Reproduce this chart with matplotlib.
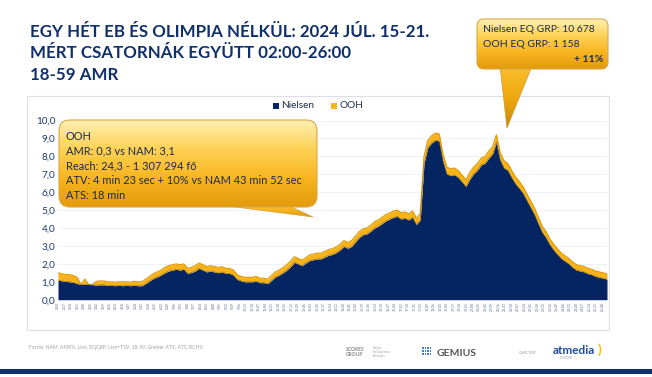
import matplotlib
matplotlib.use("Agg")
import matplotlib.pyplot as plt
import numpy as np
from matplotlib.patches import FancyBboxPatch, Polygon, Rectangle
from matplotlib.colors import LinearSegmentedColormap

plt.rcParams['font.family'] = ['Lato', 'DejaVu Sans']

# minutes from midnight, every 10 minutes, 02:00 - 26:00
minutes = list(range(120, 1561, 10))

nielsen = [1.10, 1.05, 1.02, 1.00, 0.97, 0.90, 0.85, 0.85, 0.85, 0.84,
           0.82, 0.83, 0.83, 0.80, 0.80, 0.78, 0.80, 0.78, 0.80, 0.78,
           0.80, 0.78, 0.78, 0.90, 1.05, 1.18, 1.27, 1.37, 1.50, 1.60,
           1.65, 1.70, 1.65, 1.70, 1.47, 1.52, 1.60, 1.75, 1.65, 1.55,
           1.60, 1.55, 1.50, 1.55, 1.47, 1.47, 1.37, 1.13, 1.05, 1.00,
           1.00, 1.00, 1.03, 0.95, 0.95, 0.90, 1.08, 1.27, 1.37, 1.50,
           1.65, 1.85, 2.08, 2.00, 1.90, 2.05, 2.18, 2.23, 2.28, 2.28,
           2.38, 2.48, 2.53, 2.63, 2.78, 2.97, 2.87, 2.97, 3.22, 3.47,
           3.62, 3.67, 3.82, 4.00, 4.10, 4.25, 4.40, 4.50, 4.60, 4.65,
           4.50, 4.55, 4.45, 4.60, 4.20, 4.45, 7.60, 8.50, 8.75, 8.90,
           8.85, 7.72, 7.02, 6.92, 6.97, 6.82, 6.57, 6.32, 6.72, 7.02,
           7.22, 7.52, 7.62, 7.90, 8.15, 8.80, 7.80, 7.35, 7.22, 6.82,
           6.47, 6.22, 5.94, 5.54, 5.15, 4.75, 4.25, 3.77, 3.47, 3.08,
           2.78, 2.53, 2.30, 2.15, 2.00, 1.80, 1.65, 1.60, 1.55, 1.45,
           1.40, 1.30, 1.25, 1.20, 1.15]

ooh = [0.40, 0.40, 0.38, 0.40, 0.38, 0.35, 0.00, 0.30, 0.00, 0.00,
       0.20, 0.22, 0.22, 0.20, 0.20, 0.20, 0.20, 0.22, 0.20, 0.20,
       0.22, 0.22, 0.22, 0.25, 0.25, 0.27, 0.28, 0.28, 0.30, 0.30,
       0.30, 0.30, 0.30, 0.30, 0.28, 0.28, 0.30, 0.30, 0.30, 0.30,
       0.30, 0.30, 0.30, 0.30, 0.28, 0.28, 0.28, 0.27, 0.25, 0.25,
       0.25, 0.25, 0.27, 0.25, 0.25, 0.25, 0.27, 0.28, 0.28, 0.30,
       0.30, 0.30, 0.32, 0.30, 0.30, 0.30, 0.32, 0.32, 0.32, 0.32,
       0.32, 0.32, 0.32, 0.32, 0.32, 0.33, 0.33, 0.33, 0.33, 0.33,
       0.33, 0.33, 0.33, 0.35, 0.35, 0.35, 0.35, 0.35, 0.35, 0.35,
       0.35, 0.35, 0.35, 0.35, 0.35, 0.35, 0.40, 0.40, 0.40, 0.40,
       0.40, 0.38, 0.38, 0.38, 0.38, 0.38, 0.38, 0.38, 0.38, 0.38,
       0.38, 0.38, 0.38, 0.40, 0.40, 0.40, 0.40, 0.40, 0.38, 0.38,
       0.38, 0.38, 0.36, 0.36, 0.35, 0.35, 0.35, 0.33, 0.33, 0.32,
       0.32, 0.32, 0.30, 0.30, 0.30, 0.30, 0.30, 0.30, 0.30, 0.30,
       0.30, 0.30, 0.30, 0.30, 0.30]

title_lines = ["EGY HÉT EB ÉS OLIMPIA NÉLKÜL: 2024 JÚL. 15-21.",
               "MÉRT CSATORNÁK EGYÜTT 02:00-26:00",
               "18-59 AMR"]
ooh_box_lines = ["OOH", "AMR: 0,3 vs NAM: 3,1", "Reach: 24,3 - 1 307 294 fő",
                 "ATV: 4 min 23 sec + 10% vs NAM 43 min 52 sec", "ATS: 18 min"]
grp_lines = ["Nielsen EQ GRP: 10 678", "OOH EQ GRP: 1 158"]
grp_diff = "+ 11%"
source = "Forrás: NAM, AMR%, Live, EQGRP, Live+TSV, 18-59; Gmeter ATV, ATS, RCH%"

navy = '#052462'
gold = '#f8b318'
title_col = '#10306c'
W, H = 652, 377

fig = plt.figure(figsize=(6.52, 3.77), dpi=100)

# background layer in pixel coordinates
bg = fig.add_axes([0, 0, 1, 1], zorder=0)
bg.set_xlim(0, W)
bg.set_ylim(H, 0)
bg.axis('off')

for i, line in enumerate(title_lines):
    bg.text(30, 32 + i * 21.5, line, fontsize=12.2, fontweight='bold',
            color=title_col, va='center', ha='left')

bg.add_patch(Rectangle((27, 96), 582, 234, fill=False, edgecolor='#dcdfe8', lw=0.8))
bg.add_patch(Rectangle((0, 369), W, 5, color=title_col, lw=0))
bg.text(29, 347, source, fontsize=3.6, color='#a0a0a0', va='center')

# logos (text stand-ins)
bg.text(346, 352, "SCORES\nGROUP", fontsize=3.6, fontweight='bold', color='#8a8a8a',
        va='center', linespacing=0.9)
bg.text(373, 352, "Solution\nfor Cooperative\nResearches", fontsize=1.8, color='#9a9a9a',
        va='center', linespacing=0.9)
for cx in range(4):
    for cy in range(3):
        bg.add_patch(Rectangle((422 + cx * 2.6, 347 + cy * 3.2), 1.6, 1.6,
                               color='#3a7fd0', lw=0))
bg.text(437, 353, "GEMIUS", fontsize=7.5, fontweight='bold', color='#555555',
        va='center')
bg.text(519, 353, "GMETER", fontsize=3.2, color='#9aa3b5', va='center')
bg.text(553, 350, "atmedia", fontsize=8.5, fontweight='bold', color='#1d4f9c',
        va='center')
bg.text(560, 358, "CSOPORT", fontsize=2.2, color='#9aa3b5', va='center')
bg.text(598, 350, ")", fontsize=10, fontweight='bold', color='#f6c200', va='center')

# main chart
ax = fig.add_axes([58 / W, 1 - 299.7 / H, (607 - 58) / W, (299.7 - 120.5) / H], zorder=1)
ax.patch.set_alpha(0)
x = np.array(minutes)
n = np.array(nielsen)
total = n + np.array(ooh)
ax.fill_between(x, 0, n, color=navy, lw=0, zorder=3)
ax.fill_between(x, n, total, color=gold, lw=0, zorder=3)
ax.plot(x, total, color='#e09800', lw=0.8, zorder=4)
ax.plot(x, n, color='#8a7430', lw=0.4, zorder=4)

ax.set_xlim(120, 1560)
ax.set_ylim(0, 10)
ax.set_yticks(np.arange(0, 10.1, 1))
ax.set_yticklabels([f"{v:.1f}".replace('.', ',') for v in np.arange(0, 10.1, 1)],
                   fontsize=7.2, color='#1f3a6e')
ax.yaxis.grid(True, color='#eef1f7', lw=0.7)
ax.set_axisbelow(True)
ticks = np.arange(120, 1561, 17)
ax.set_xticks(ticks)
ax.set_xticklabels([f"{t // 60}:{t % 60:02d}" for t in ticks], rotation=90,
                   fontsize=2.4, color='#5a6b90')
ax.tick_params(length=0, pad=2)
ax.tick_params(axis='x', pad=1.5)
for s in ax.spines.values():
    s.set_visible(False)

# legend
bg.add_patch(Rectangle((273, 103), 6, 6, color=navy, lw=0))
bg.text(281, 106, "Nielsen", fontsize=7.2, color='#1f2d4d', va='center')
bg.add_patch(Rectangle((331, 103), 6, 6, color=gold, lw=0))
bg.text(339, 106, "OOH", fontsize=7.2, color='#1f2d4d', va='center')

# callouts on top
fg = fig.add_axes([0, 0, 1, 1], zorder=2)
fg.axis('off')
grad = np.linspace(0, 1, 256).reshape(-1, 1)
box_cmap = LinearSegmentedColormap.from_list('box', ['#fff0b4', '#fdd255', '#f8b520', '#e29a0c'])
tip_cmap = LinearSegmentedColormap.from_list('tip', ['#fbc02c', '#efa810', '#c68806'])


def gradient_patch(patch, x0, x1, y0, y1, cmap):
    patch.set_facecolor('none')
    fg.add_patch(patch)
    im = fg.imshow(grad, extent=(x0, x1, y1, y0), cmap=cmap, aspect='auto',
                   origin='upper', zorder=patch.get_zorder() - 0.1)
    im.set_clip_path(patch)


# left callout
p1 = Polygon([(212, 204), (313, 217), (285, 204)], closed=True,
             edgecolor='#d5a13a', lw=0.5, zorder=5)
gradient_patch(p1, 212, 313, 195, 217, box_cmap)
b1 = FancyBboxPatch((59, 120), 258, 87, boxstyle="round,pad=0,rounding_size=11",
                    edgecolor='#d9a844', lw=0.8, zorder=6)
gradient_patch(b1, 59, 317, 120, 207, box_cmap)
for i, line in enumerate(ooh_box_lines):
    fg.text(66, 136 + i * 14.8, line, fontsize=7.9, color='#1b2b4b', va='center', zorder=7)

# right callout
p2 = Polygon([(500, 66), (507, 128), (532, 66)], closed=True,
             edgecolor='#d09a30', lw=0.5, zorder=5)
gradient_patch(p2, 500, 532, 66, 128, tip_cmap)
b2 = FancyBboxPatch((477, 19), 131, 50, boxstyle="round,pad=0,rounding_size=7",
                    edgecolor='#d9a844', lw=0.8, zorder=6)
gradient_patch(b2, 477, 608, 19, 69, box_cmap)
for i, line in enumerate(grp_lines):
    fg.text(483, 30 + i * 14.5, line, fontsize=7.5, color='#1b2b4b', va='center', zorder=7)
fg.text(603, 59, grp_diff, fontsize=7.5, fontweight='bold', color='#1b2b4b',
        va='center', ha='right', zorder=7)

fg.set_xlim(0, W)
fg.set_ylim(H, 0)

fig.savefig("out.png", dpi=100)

> _Stated problem_:
Begin at the first line of the data above and repeat each line exactly, stopping after the line containing "from matplotlib.colors import". Omit the pictures.

> _Reply_:
Reproduce this chart with matplotlib.
import matplotlib
matplotlib.use("Agg")
import matplotlib.pyplot as plt
import numpy as np
from matplotlib.patches import FancyBboxPatch, Polygon, Rectangle
from matplotlib.colors import LinearSegmentedColormap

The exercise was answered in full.